# Tempestade Tropical ERIN (Atlântico 2007 #05)



## Vince (15 Ago 2007 às 01:14)

*Edit 15/08/2007
SEGUIMENTO ESPECIAL*
Conforme as regras, o seguimento do 91L/TD#5 passa a ser feito neste tópico dedicado " 2007-Atlântico-05-Erin", o 5º sistema tropical no Atlântico esta temporada.






--------------------------------------------------------------------------

O 91L amanhã de certeza que também será upgrated para Depressão Tropical. 

O Golfo do México está muito perigoso, com água muito quente até grandes profundidades, tudo se desenvolve muito rápido a partir desta altura do ano. Mas para já o sentido é NW, se fosse para E ou NE seria explosivo, porque passaria na zona do "Eddy" ou "Loop Current ring", a zona mais quente que transformou o Katrina num monstro.


----------



## Vince (15 Ago 2007 às 10:46)

*Td5*

O 91L já é oficialmente *TD#5*, Depressão Tropical nº5.

É impressionante e assustador a rapidez de desenvolvimento no Golfo. Dentro de poucas horas deveremos ter o "ERIN", já que a convecção parece profunda. Felizmente devido ao trajecto não terá muito tempo para se tornar num potente furacão.
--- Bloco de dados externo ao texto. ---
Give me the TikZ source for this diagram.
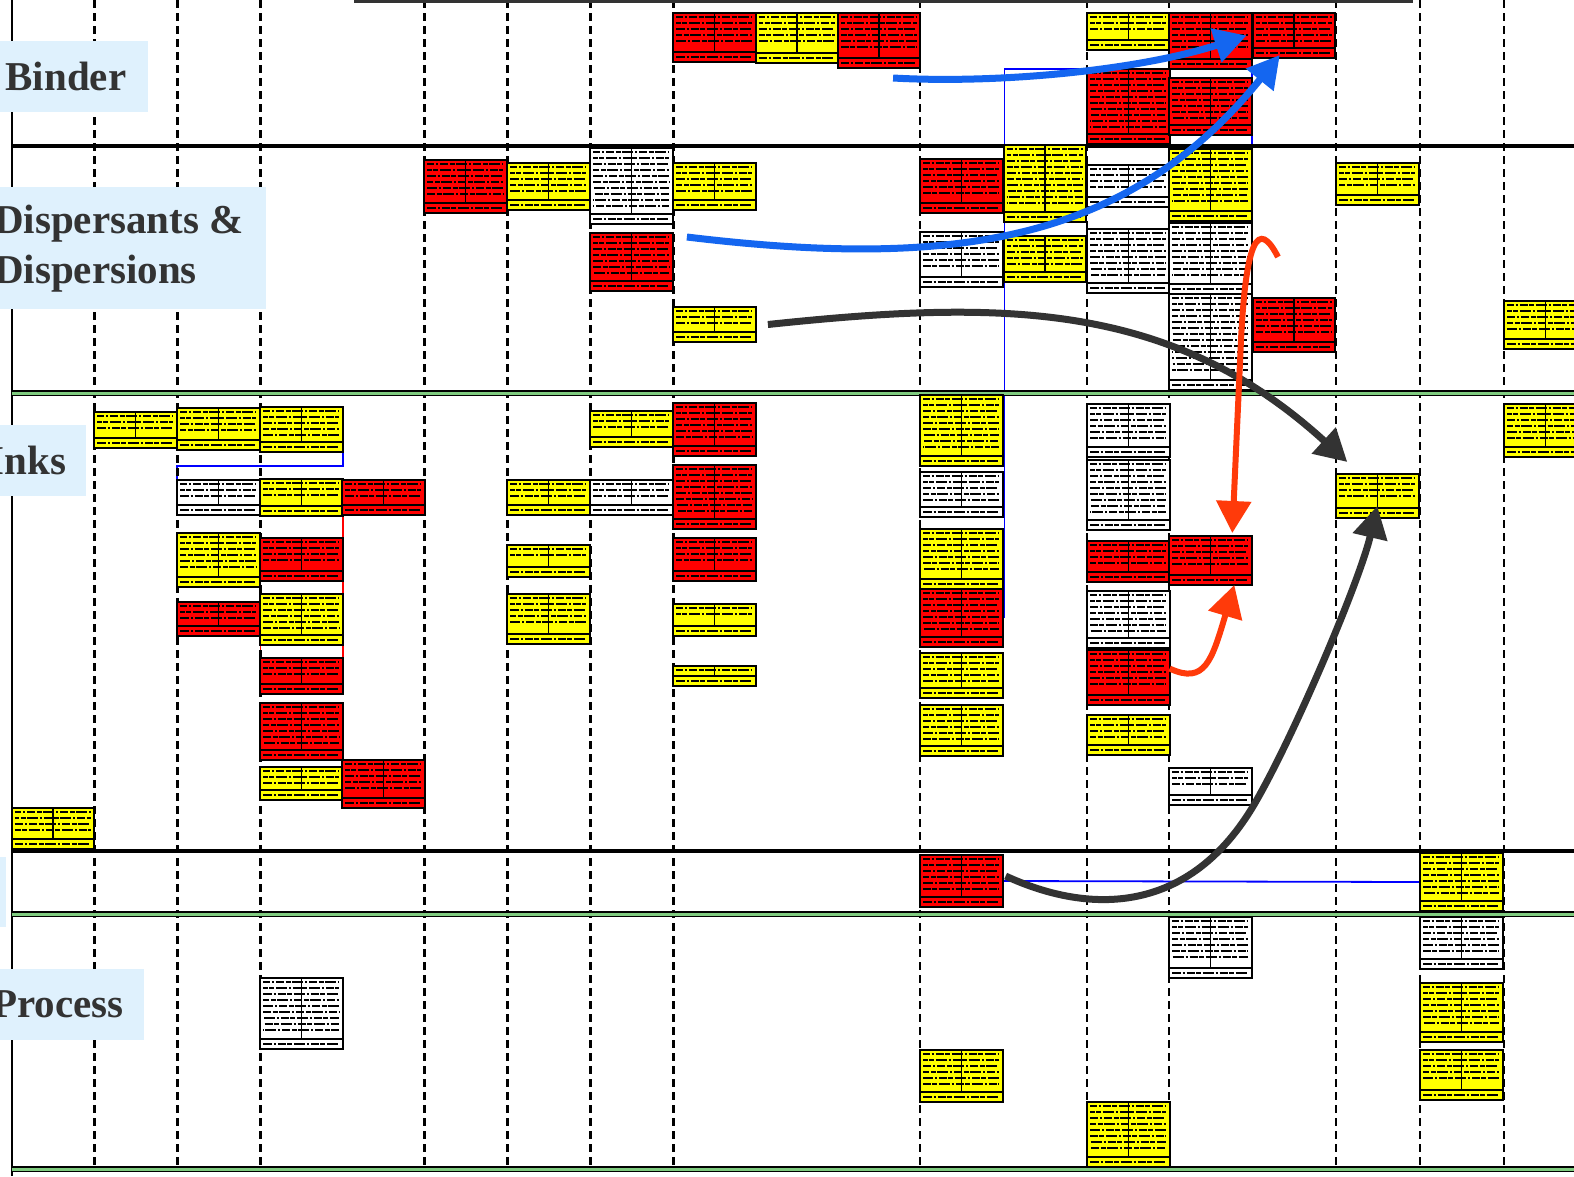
\documentclass[tikz,border=0pt]{standalone}
\usepackage{fontspec}
\setmainfont{Liberation Serif}
\usetikzlibrary{arrows.meta, calc, backgrounds}
\definecolor{cardRed}{HTML}{FF0000}
\definecolor{cardYellow}{HTML}{FFFF00}
\definecolor{laneBlue}{HTML}{DFF1FD}
\definecolor{laneText}{HTML}{333333}
\definecolor{laneGreen}{HTML}{7FCB7F}
\definecolor{flowBlue}{HTML}{1466F0}
\definecolor{flowDark}{HTML}{333333}
\definecolor{flowRed}{HTML}{FF3A0A}
\newcommand\cardtext{%
  \pgfmathtruncatemacro\cardlast{max(\cardh-17,4)}%
  \foreach \r in {4,10,...,\cardlast}{%
    \pgfmathsetmacro\cardph{mod(\r*2.7,34)}%
    \draw[scrib, dash phase=\cardph pt] ([shift={(3pt,-\r pt)}]path picture bounding box.north west) -- ++(76pt,0pt);
  }%
  \draw[scrib, dash phase=9pt] ([shift={(3pt,5pt)}]path picture bounding box.south west) -- ++(76pt,0pt);
  \draw[line width=1.4pt] ([yshift=10pt]path picture bounding box.south west) -- ([yshift=10pt]path picture bounding box.south east);
  \draw[line width=1.4pt] ([xshift=41.3pt]path picture bounding box.north west) -- ([shift={(41.3pt,10pt)}]path picture bounding box.south west);
}

\begin{document}
\begin{tikzpicture}[x=1pt, y=-1pt,
  card/.style={draw=black, line width=2pt, minimum width=82.6pt, minimum height=#1pt,
               inner sep=0pt, outer sep=0pt, anchor=north west,
               /utils/exec={\def\cardh{#1}}, path picture={\cardtext}},
  rc/.style={card=#1, fill=cardRed},
  yc/.style={card=#1, fill=cardYellow},
  wc/.style={card=#1, fill=white},
  scrib/.style={line width=2.2pt, dash pattern=on 5pt off 1.5pt on 11pt off 2pt on 2pt off 2pt on 8pt off 1.5pt},
  lane/.style={fill=laneBlue, text=laneText, font=\fontsize{41}{50}\selectfont\bfseries, inner sep=0pt},
  colline/.style={line width=2.4pt, dash pattern=on 8pt off 5pt},
  laneline/.style={line width=4pt},
  greenline/.style={line width=1.3pt, double=laneGreen, double distance=3.4pt},
  bluelink/.style={draw=blue, line width=1.8pt},
  redlink/.style={draw=red, line width=1.5pt},
  flow/.style={line width=7pt, -{Triangle[length=32pt,width=34pt]}},
]
  \useasboundingbox (0,0) rectangle (1574,1176);

  \foreach \cx in {94.3,177.3,260.3,424.3,507.3,590.3,673.3,920,1087,1169,1336,1420,1504}
    \draw[colline] (\cx,0) -- (\cx,1169);
  \draw[line width=2.2pt] (11.7,0) -- (11.7,1176);
  \draw[line width=5pt, laneText] (354,0.5) -- (1413,0.5);
  \draw[laneline] (11.7,145.7) -- (1574,145.7);
  \draw[laneline] (11.7,850.7) -- (1574,850.7);
  \draw[greenline] (11.7,393.3) -- (1574,393.3);
  \draw[greenline] (11.7,914.3) -- (1574,914.3);
  \draw[greenline] (11.7,1169.3) -- (1574,1169.3);

  % binder
  \node[rc=49] (b1) at (673.3,13) {};
  \node[yc=50] (b2) at (755.5,13) {};
  \node[rc=55] (b3) at (837.8,13) {};
  \node[yc=37] (b4) at (1087,13) {};
  \node[rc=56] (b5) at (1169,13) {};
  \node[rc=45] (b6) at (1252.5,13) {};
  \node[rc=75] (b7) at (1087,69) {};
  \node[rc=57] (b8) at (1169,78) {};

  % dispersants
  \node[rc=53] (d1) at (424.3,160) {};
  \node[yc=47] (d2) at (507.3,163) {};
  \node[wc=76] (d3) at (590.3,148) {};
  \node[yc=47] (d4) at (673.3,163) {};
  \node[rc=58] (d5) at (590.3,233) {};
  \node[yc=35] (d6) at (673.3,307) {};
  \node[rc=54] (d7) at (920,159) {};
  \node[wc=55] (d8) at (920,232) {};
  \node[yc=77] (d9) at (1003.5,145) {};
  \node[yc=46] (d10) at (1003.5,236) {};
  \node[wc=42] (d11) at (1087,165) {};
  \node[wc=64] (d12) at (1087,229) {};
  \node[yc=72] (d13) at (1169,149) {};
  \node[wc=71] (d14) at (1169,223) {};
  \node[wc=96] (d15) at (1169,294) {};
  \node[rc=54] (d16) at (1252.5,298) {};
  \node[yc=42] (d17) at (1336,163) {};
  \node[yc=48] (d18) at (1504,301) {};

  % inks
  \node[yc=36] (k1) at (94.3,412) {};
  \node[yc=42] (k2) at (177.3,408) {};
  \node[yc=45] (k3) at (260.3,407) {};
  \node[wc=35] (k4) at (177.3,480) {};
  \node[yc=37] (k5) at (260.3,479) {};
  \node[rc=35] (k6) at (342.3,480) {};
  \node[yc=54] (k7) at (177.3,533) {};
  \node[rc=43] (k8) at (260.3,538) {};
  \node[rc=34] (k9) at (177.3,602) {};
  \node[yc=51] (k10) at (260.3,594) {};
  \node[rc=36] (k11) at (260.3,658) {};
  \node[rc=57] (k12) at (260.3,703) {};
  \node[yc=33] (k13) at (260.3,767) {};
  \node[rc=48] (k14) at (342.3,760) {};
  \node[yc=41] (k15) at (11.7,808) {};
  \node[yc=35] (k16) at (507.3,480) {};
  \node[wc=35] (k17) at (590.3,480) {};
  \node[yc=32] (k18) at (507.3,545) {};
  \node[yc=50] (k19) at (507.3,594) {};
  \node[yc=36] (k20) at (590.3,411) {};
  \node[rc=53] (k21) at (673.3,403) {};
  \node[rc=64] (k22) at (673.3,465) {};
  \node[rc=43] (k23) at (673.3,538) {};
  \node[yc=32] (k24) at (673.3,604) {};
  \node[yc=20] (k25) at (673.3,666) {};
  \node[yc=71] (k26) at (920,395) {};
  \node[wc=45] (k27) at (920,472) {};
  \node[yc=60] (k28) at (920,529) {};
  \node[rc=58] (k29) at (920,589) {};
  \node[yc=45] (k30) at (920,653) {};
  \node[yc=51] (k31) at (920,705) {};
  \node[wc=53] (k32) at (1087,404) {};
  \node[wc=70] (k33) at (1087,460) {};
  \node[rc=41] (k34) at (1087,541) {};
  \node[rc=49] (k35) at (1169,536) {};
  \node[wc=57] (k36) at (1087,591) {};
  \node[rc=55] (k37) at (1087,650) {};
  \node[yc=40] (k38) at (1087,715) {};
  \node[wc=37] (k39) at (1169,768) {};
  \node[yc=44] (k40) at (1336,474) {};
  \node[yc=53] (k41) at (1504,404) {};

  % middle row and process
  \node[rc=52] (m1) at (920,855) {};
  \node[yc=58] (m2) at (1420,853) {};
  \node[wc=61] (p1) at (1169,917) {};
  \node[wc=52] (p2) at (1420,917) {};
  \node[yc=59] (p3) at (1420,983) {};
  \node[yc=50] (p4) at (1420,1050) {};
  \node[wc=71] (p5) at (260.3,978) {};
  \node[yc=52] (p6) at (920,1050) {};
  \node[yc=65] (p7) at (1087,1102) {};

  \begin{pgfonlayer}{background}
    \fill[white] (0,0) rectangle (1574,1176);
    \draw[bluelink] ([xshift=1.8pt]k29.east) |- (b7.north west) -| (d13.north east);
    \draw[bluelink] (m1.east) -- (m2.west);
    \draw[bluelink] (k4.north west) -- ++(0,-14) -| (k3.south east);
    \draw[redlink] (k5.south east) -- (k8.north east);
    \draw[redlink] (k8.south east) -- (k10.north east);
    \draw[redlink] (k10.south west) -- (k11.north west);
    \draw[redlink] (k10.south east) -- (k11.north east);
  \end{pgfonlayer}

  \node[lane, minimum width=163pt, minimum height=71pt] (lBinder) at (66,76.3) {Binder};
  \node[lane, align=left, inner xsep=22pt, minimum height=122pt, anchor=north east] (lDisp) at (265.7,187) {Dispersants \&\\Dispersions};
  \node[lane, minimum width=117pt, minimum height=71pt, anchor=north east] (lInks) at (86,425) {Inks};
  \node[lane, minimum width=40pt, minimum height=70pt, anchor=north east] (lMid) at (6,857) {};
  \node[lane, minimum width=172pt, minimum height=71pt, anchor=north east] (lProcess) at (144,969) {Process};

  \coordinate (curl) at (1278,257);
  \draw[flow, flowBlue] ([shift={(14pt,-10pt)}]b3.south) .. controls (1000,84) and (1140,70) .. ([xshift=-6pt]b6.west);
  \draw[flow, flowBlue] ([shift={(14pt,-4pt)}]d5.north east) .. controls (960,270) and (1130,240) .. ([shift={(-14pt,3pt)}]b6.south);
  \draw[flow, flowDark] ([xshift=12pt]d6.east) .. controls (1000,300) and (1170,300) .. ([shift={(-30pt,12pt)}]k40.north);
  \draw[flow, flowDark] ([shift={(3pt,5pt)}]m1.east) .. controls (1090,915) and (1190,915) .. (1255,803)
    .. controls (1295,734) and (1360,580) .. ([yshift=12pt]k40.south);
  \draw[flow, flowRed, line width=6pt] (curl) .. controls (1258,218) and (1246,240) .. (1241,340) -- ([shift={(22pt,3pt)}]k35.north);
  \draw[flow, flowRed, line width=6pt] ([yshift=9pt]k37.east) .. controls (1205,685) and (1212,660) .. ([xshift=24pt]k35.south);
\end{tikzpicture}
\end{document}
> *TROPICAL DEPRESSION FIVE ADVISORY NUMBER   2*
> NWS TPC/NATIONAL HURRICANE CENTER MIAMI FL   AL052007
> 400 AM CDT WED AUG 15 2007
> 
> ...


----------



## Vince (15 Ago 2007 às 15:42)

*Re: Época Furacões 2007 (Atl. Norte)*

Mais umas imagens recentes da TD#5, Depressão Tropical nº5,  felizmente já só com um dia sobre água para crescer pois a forma como cresce... comparem a imagem do IR ao post anterior, apenas 5 horas e meia antes...


----------



## Vince (15 Ago 2007 às 16:52)

*Re: 2007-Atlântico-05-Erin*

Já temos oficialmente o *ERIN*, decisão tomada depois dos dados recolhidos nas últimas horas por um voo RECON




> 000
> WTNT65 KNHC 151516
> TCUAT5
> *TROPICAL STORM ERIN TROPICAL CYCLONE UPDATE*
> ...


----------



## Vince (16 Ago 2007 às 23:04)

*Re: 2007-Atlântico-05-Erin*

O NHC emitiu o último aviso do Erin, agora depressão tropical, que tem provocado chuva intensa e algumas inundações no Texas e Lousiana.

*
Imagem a quando do landfall como tempestade tropical:*






*Imagens mais recentes:*













> *Erin swamps Houston streets; 1 death blamed
> Six inches of rain falls by mid afternoon; up to 10 inches possible in places*
> http://www.msnbc.msn.com/id/20278550/


----------



## Gerofil (17 Ago 2007 às 15:52)

*Re: 2007-Atlântico-05-Erin*

*Tempestade tropical Erin mata pelo menos uma pessoa no Texas*

Pelo menos uma pessoa morreu ontem nos Estados Unidos num acidente causado pelas intensas chuvas da tempestade tropical "Erin", na sua passagem pelo estado do Texas, informaram as autoridades. O ciclone provocou inundações em várias regiões do estado. As cidades de San Antonio e Houston foram as mais afetadas. Em Houston, uma pessoa morreu quando o teto de um depósito de uma loja desabou, informou um porta-voz do Departamento de Bombeiros.
Fontes do Serviço Meteorológico Nacional informaram que a tempestade tropical começou a se diluir à medida que avança sobre o território. As chuvas e os ventos deverão diminuir nas próximas horas. Foram pelo menos 250 milímetros de chuva em alguns setores do estado. As inundações são resultado de um dos verões mais úmidos da história do Texas. O governador Rick Perry implantou na quarta-feira o estado de emergência, convocando a Guarda Nacional para trabalhos de resgate e ajuda aos desabrigados.
As inundações, que nas últimas semanas também afetaram os estados de Oklahoma e Kansas, causaram a morte de 16 pessoas desde meados de junho, segundo fontes oficiais.

ClicaBrasília


----------